Hatcher Legal assists with audits and inquiries by helping prepare accurate responses, compiling required documentation, and advising on legal strategy during interactions with regulators. Early involvement helps ensure factual clarity and protects the company’s rights while addressing regulator requests in a timely and organized manner. We also recommend and implement remedial measures when concerns are identified, including policy updates and training. Documented corrective steps can mitigate enforcement outcomes and demonstrate the company’s commitment to compliance.

The board is responsible for overseeing the company’s strategic direction, risk management, and adherence to legal obligations. Board duties include setting policy, monitoring management performance, and ensuring the integrity of financial reporting. Active governance by the board supports accountability and long term stability. Boards also play a role in establishing a compliance culture, approving key policies, and ensuring resources are allocated to effective controls. Regular communication between the board and management helps the board fulfill oversight responsibilities.
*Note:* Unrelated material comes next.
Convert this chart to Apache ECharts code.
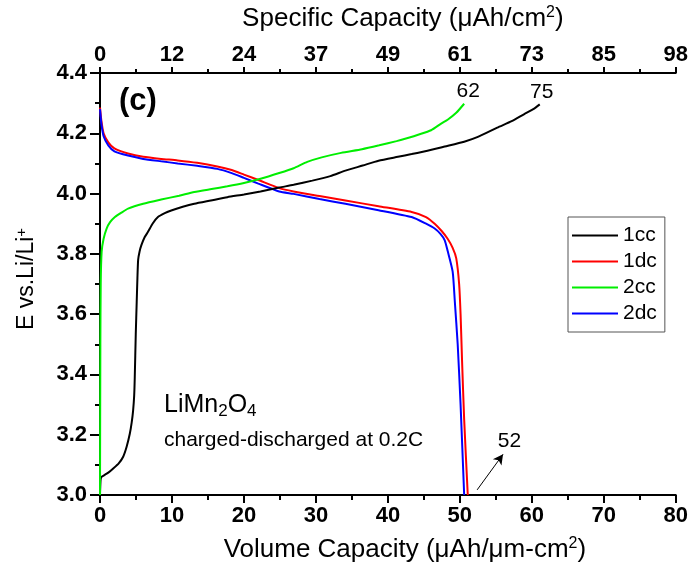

Preparing for due diligence requires compiling core governance documents, financial statements, compliance records, and evidence of internal controls. Ensuring bylaws, shareholder agreements, and corporate minutes are up to date reduces friction during investor reviews. Clear, organized records speed the process and reduce perceived risk. Addressing outstanding compliance issues before due diligence begins is often beneficial. Proactive remediation and documentation of corrective measures demonstrate responsibility and can improve transaction terms or investor confidence.